Jens Stoltenberg February 2015.jpg

Jens Stoltenberg

One hears language of war here and there as a reaction to acts of terror worldwide. In his opinion column David Van Reybrouck pleads for other forms of resoluteness than war language. Immediately after the attacks in Norway the Prime Minister Stoltenberg pleaded frankly for

“more democracy, more openness, more participation“.

In this climate of violence we need this connective thinking. Violence starts indeed  where people allow themselves to be played off against each other and point at innocent people.

Only light can conquer darkness.
Last november ,’Hart boven Hard‘ (Heart above Hard) and other similar organisations have organised simultaneous “silent wakes”   in various towns in solidarity with all the victims of terror attacks and wars. Under the common motto “together against hate” the civil movement invites as many people as possible to make a gesture against violence, polarising and terrorism.
Also the youth brigade Tony! takes to the streets in order to commit hopeful attacks. In the autumn they drove through the city and projected connecting messages onto public buildings like the MAS. With this wildbeam action these young people offer a constructive counterweight. They choose for radical hope as a last freedom of the human being. The freedom to choose how we want to deal with the things thrown at us today.

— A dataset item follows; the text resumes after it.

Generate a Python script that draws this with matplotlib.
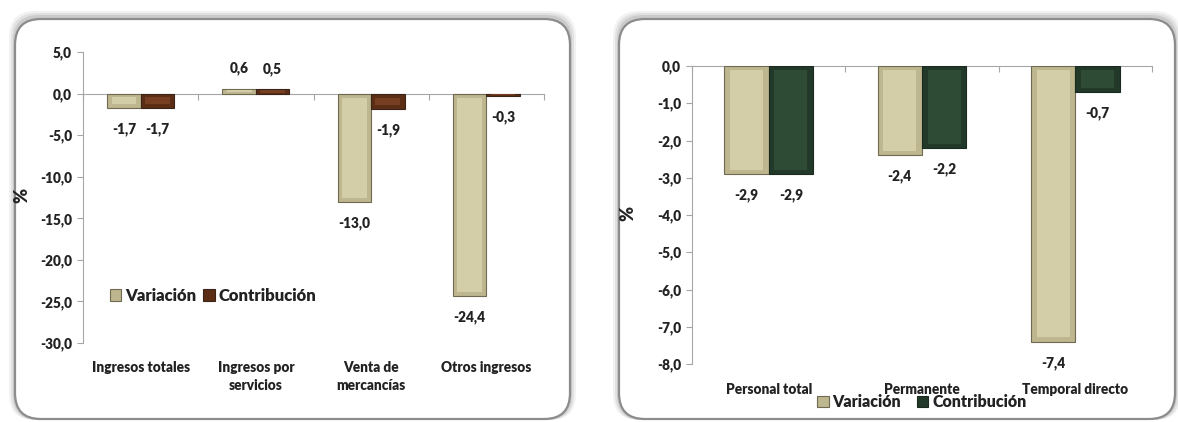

An alternative for fear begins with …. YOU!
Every person who chooses resolutely every day to stay lovingly, to accept dialogue, to choose for encounter, knows that this is not an easy path to take. Resistance, disappointment, desperation are part of it. Resilience is a must. Notwithstanding this MWN summons – already for over 55 years – to choose this path. To keep trusting. Also when it becomes difficult. Because we keep believing in the silent force of many citizens who together keep delivering small , meaningful deeds. As a silent protest.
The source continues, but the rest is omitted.